Crime & Safety

Redmond Cop Says Department Treated Other Misconduct Lightly

Complaints filed with the Equal Employment Opportunity Commission by Officer Marcella Fogg allege another Redmond officer faced minimal repercussions for sexual harassment.

A police officer's $3 million lawsuit against the city of Redmond contains a detailed account of how a former lieutenant allegedly received relatively light punishment after a sexual harassment investigation involving another officer.

Officer Marcella Fogg is accusing the Redmond Police Department of bias-based harassment and retaliation after she went undercover at Redmond High School to help orchestrate a 2010 drug bust. KING 5 first shed light on her case in an investigative report last week.

Redmond city officials declined to comment on the claims.

Among her allegations, Fogg says she received unfairly harsh punishments for relatively minor offenses and was the subject of an "agency assist" investigation by the Bellevue Police Department that was based on unfounded rumors concerning her relationship with a teenager.

One of the claims Fogg filed with the federal Equal Employment Opportunity Commission alleges RPD responded much less harshly toward accusations against other officers.

Do you think Fogg was treated unfairly? Tell us in the comments section.

Legal documents provided to Patch by Fogg's attorney, Robert Kim, detail a 2009 incident in which a male RPD lieutenant allegedly grabbed the crotch of another male officer in Leavenworth in front of several other department personnel. The lieutenant was also accused of sexually assaulting a "young man" at a social gathering in 2008, according to the documents—an incident that was allegedly witnessed by another officer.

"Instead of having an outside agency investigate this, which is standard procedure for possible crimes and serious accusations such as sexual harassment, the department decided to handle the internal investigation 'in house,'" the documents state. "An outside agency would not only have sustained the allegations, it would have most likely recommended termination."

But the lieutenant, who was not named in the documents, was merely demoted, according to the claim.

Fogg, however, was the subject of an agency-assist investigation by Bellevue Police surrounding her relationship with a teenage boy she had been mentoring.  The matter was closed last September, with Bellevue PD finding "no evidence of a crime involving sexual misconduct with a minor," according to KING 5. 

For its part, the city of Bellevue says its police were merely following standard procedure in responding to a request from a neighboring jurisdictions. So-called agency assists are not uncommon, city spokeswoman Emily Christensen told Patch, and they are often done out of privacy concerns.
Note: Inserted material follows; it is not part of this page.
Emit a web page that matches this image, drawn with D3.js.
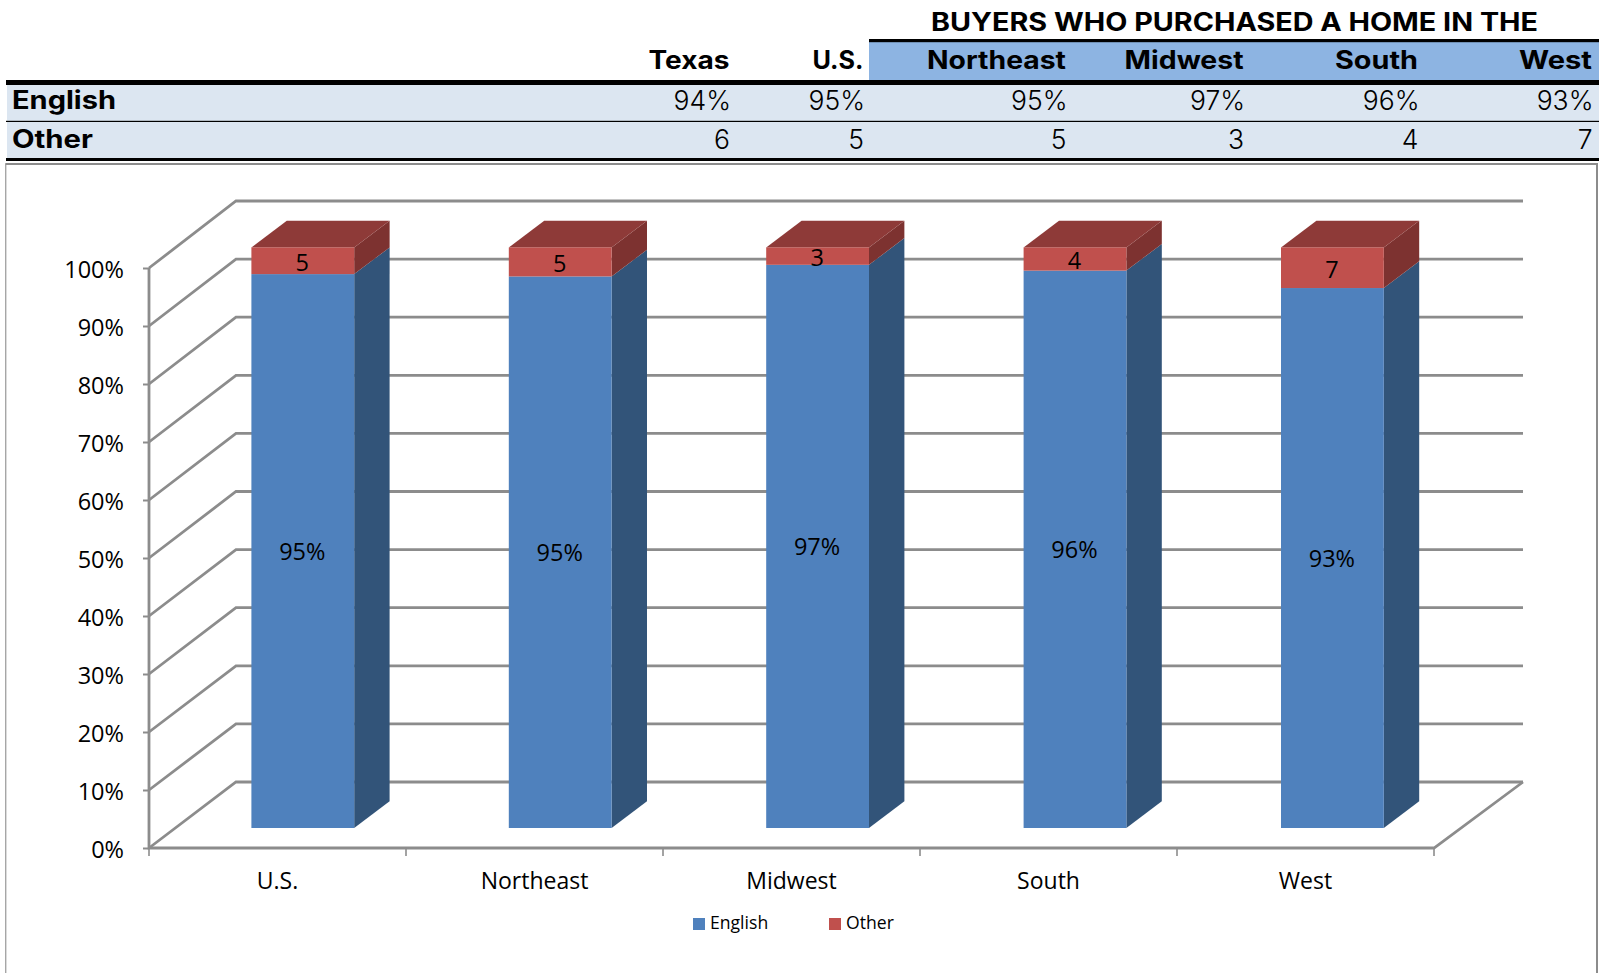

“In part, it’s to protect the employee in their own department,” she said.    

But Kim, the attorney, says the request was just another example of Redmond Police showing bias against Fogg, who is also seeking $1 million in damages from the City of Bellevue. RPD, he says, wanted to escalate the rumors "just to get this thing put into Marcella's file."

“There was never any doubt that it would be unfounded," he said.